Are you an inny or an outy?

I am an outy. (I mean personality-wise, I don’t care about your belly button…mine is an inny btw but I haven’t been able to see it properly for years unless I attempt a deeply unpleasant unfolding of layers of stomach)…

See? This makes me an outy. I cannot STOP talking and sharing and communicating all over the place.

I NEED to be with people. Mainly to make them listen to my jokes. But also because I need to know what other people are doing and why and how they feel about that and what their plans are because then I can think about what I think and feel and slot myself into the world properly.

Gwyneth and my youngest are innies (am massively screwed up here about the plural of ‘inny’). At work and school they are normal and can speak, but outside of those daytime structures they both fall apart a bit and would rather look at a screen or mess about cooking or gardening.

Gwyneth can be coaxed into extra-curricular socialising, but only if it involves a maximum of two other people and vats of wine. At six years old, youngest is not yet allowed to soften the hell of socialising by being blind-drunk (though M&M’s and fruit-shoots help). By the end of the school day, all he can really deal with is picking his nose and fiddling with his nob while he plays minecraft. After-school clubs are out of the question. Parties are tearfully endured.

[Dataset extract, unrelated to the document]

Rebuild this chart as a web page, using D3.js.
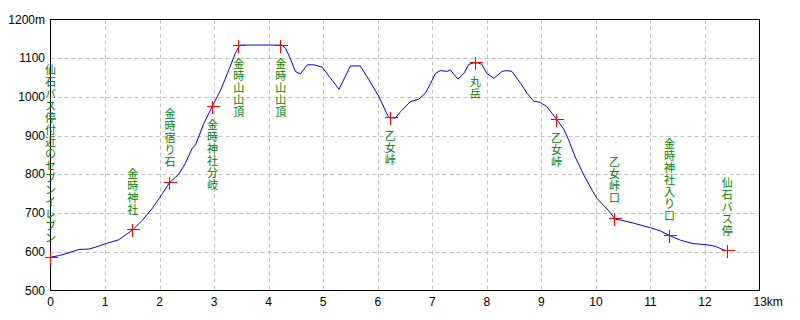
<!DOCTYPE html>
<html lang="ja">
  <head>
    <meta charset="UTF-8" />
    <title>金時山 断面図</title>
    <script src="https://d3js.org/d3.v7.min.js"></script>
    <style>
      * {
        margin: 0;
        padding: 0;
      }

      body {
        background: #ffffff;
      }

      .tick-label {
        font-family: "Liberation Sans", Arial, sans-serif;
        font-size: 12px;
        fill: #000000;
      }

      .place {
        font-family: "Noto Sans CJK JP", sans-serif;
        font-size: 11px;
        fill: #008000;
      }
    </style>
  </head>

  <body></body>

  <script>
    let w = 800;
    let h = 320;

    // profile: distance (km) / elevation (m)
    const distKm = [
      0, 0.15, 0.28, 0.52, 0.7, 0.83, 1.01, 1.25, 1.41, 1.51, 1.68, 1.86,
      2.05, 2.18, 2.35, 2.47, 2.6, 2.66, 2.81, 2.96, 3.12, 3.27, 3.39, 3.47,
      4.24, 4.31, 4.4, 4.49, 4.58, 4.71, 4.83, 4.98, 5.13, 5.29, 5.5, 5.68,
      5.84, 6.02, 6.2, 6.32, 6.42, 6.6, 6.75, 6.87, 6.97, 7.06, 7.15, 7.27,
      7.33, 7.47, 7.58, 7.67, 7.76, 7.84, 7.91, 8.0, 8.13, 8.28, 8.37, 8.46,
      8.62, 8.74, 8.86, 8.98, 9.1, 9.2, 9.28, 9.41, 9.5, 9.62, 9.78, 9.93,
      10.02, 10.14, 10.23, 10.32, 10.36, 10.45, 10.69, 11.0, 11.18, 11.35,
      11.55, 11.79, 12.04, 12.19, 12.34, 12.4,
    ];
    const elevM = [
      586, 590, 595, 606, 607, 612, 621, 631, 647, 657, 681, 711,
      750, 778, 800, 828, 868, 876, 931, 974, 1018, 1070, 1113, 1134,
      1134, 1126, 1098, 1066, 1059, 1083, 1083, 1077, 1049, 1020, 1080, 1080,
      1044, 1001, 947, 945, 962, 988, 994, 1009, 1035, 1061, 1068, 1066,
      1070, 1046, 1061, 1084, 1088, 1088, 1084, 1061, 1048, 1066, 1068, 1066,
      1035, 1009, 989, 986, 975, 957, 942, 917, 889, 845, 798, 759,
      738, 720, 707, 690, 684, 682, 674, 662, 654, 642,
      630, 621, 618, 614, 605, 603,
    ];

    // points of interest
    const placeNames = [
      "仙石バス停付近のセブンイレブン",
      "金時神社",
      "金時宿り石",
      "金時神社分岐",
      "金時山山頂",
      "金時山山頂",
      "乙女峠",
      "丸岳",
      "乙女峠",
      "乙女峠口",
      "金時神社入り口",
      "仙石バス停",
    ];
    const placeKm = [0, 1.51, 2.19, 2.97, 3.45, 4.22, 6.23, 7.79, 9.28, 10.34, 11.35, 12.41];
    const placeM = [585, 657, 780, 976, 1134, 1134, 947, 1088, 942, 686, 642, 603];
    const placeSide = ["up", "up", "up", "down", "down", "down", "down", "down", "down", "up", "up", "up"];

    // axes
    const xTicks = [0, 1, 2, 3, 4, 5, 6, 7, 8, 9, 10, 11, 12, 13];
    const yTicks = [500, 600, 700, 800, 900, 1000, 1100, 1200];

    let svg = d3
      .select("body")
      .append("svg")
      .attr("width", w)
      .attr("height", h);

    let x = d3.scaleLinear().domain([0, 13]).range([50.5, 759.5]);
    let y = d3.scaleLinear().domain([500, 1200]).range([290.5, 19.5]);

    // grid
    svg
      .append("g")
      .selectAll("line")
      .data(xTicks.slice(1, -1))
      .enter()
      .append("line")
      .attr("x1", (d) => Math.round(x(d)) + 0.5)
      .attr("x2", (d) => Math.round(x(d)) + 0.5)
      .attr("y1", y(1200))
      .attr("y2", y(500))
      .attr("stroke", "#c0c0c0")
      .attr("stroke-dasharray", "4,3");

    svg
      .append("g")
      .selectAll("line")
      .data(yTicks.slice(1, -1))
      .enter()
      .append("line")
      .attr("x1", x(0))
      .attr("x2", x(13))
      .attr("y1", (d) => Math.round(y(d)) + 0.5)
      .attr("y2", (d) => Math.round(y(d)) + 0.5)
      .attr("stroke", "#c0c0c0")
      .attr("stroke-dasharray", "4,3");

    // frame
    svg
      .append("rect")
      .attr("x", x(0))
      .attr("y", y(1200))
      .attr("width", x(13) - x(0))
      .attr("height", y(500) - y(1200))
      .attr("fill", "none")
      .attr("stroke", "#000000");

    // tick labels
    svg
      .append("g")
      .selectAll("text")
      .data(yTicks)
      .enter()
      .append("text")
      .attr("class", "tick-label")
      .attr("x", 45)
      .attr("y", (d) => y(d) + 4)
      .attr("text-anchor", "end")
      .text((d) => (d === 1200 ? d + "m" : d));

    svg
      .append("g")
      .selectAll("text")
      .data(xTicks)
      .enter()
      .append("text")
      .attr("class", "tick-label")
      .attr("x", (d) => (d === 13 ? x(d) - 6 : x(d)))
      .attr("y", 306)
      .attr("text-anchor", (d) => (d === 13 ? "start" : "middle"))
      .text((d) => (d === 13 ? d + "km" : d));

    // profile line
    let line = d3
      .line()
      .x((d) => x(d[0]))
      .y((d) => y(d[1]));

    svg
      .append("path")
      .datum(distKm.map((d, i) => [d, elevM[i]]))
      .attr("d", line)
      .attr("fill", "none")
      .attr("stroke", "#0000ff")
      .attr("stroke-width", 1);

    // markers
    let places = placeNames.map((d, i) => ({
      name: d,
      km: placeKm[i],
      m: placeM[i],
      side: placeSide[i],
    }));

    let marks = svg.append("g").selectAll("g").data(places).enter().append("g");

    marks
      .append("path")
      .attr("d", (d) => {
        let cx = Math.floor(x(d.km)) + 0.5;
        let cy = Math.floor(y(d.m)) + 0.5;
        return (
          "M" + (cx - 6) + "," + cy + "H" + (cx + 7) +
          "M" + cx + "," + (cy - 6) + "V" + (cy + 7)
        );
      })
      .attr("stroke", "#ff0000")
      .attr("stroke-width", 1.2)
      .attr("shape-rendering", "crispEdges")
      .attr("fill", "none");

    // vertical labels (one character per row)
    const pitch = 12;
    marks
      .append("text")
      .attr("class", "place")
      .attr("text-anchor", "middle")
      .each(function (d) {
        let chars = Array.from(d.name);
        let cy = y(d.m);
        let top = d.side === "up" ? cy - 14 - chars.length * pitch : cy + 13;
        d3.select(this)
          .selectAll("tspan")
          .data(chars)
          .enter()
          .append("tspan")
          .attr("x", x(d.km))
          .attr("y", (c, i) => top + i * pitch + 10)
          .text((c) => c);
      });
  </script>
</html>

Many successful people are innies (I’ve settled on this as plural). If it wasn’t for Zuckerberg there would be no facebook and my life would have no meaning. If it wasn’t for Speilberg there would be no ET and my life would have no meaning. If it wasn’t for Whoopi Goldberg there would be no Sister Act and my life would have no meaning…

Me loves all these introverted berg-people!

Today, youngest’s class are taking a trip to the seaside. That’s why he’s at home on the sofa with me. The thought of a whole day talking and playing with his friends made him weep every time we mentioned it.

My natural outyness has often clashed with Gwyneth’s innyness (this is pushing the limits of creative wordsmithery now). Especially as I become more outy with age and he becomes more inny. I tend to do much of my outy stuff without him now because worrying about him being all innyish while I’m being all outyish puts a total downer on my outyness…

But having youngest is teaching me how to accept and understand these inny-types. They will never tell you things like how their naked torso resembles the face of an angry old man: (two sad, lolling eyes; a lopsided, disgruntled mouth; saggy, wrinkly jowels), because there’s no need for it and I have in no way improved your day by making you think about it, but I had to do it because the thought occured to me before when I was thinking about my belly button so I thought I’d share it with you because maybe your boobs/belly look like something weird too or maybe they don’t but either way it’s worth saying isn’t it?

Plato said: “Wise men speak because they have something to say; fools because they have to say something”.

But I can totally ignore that because I’m not a man…

Tomorrow youngest must attend a party which he will almost certainly spend sitting on my knee so that I can’t smoke and chat to the other parents. Aside from that, we will be having a totally inny weekend.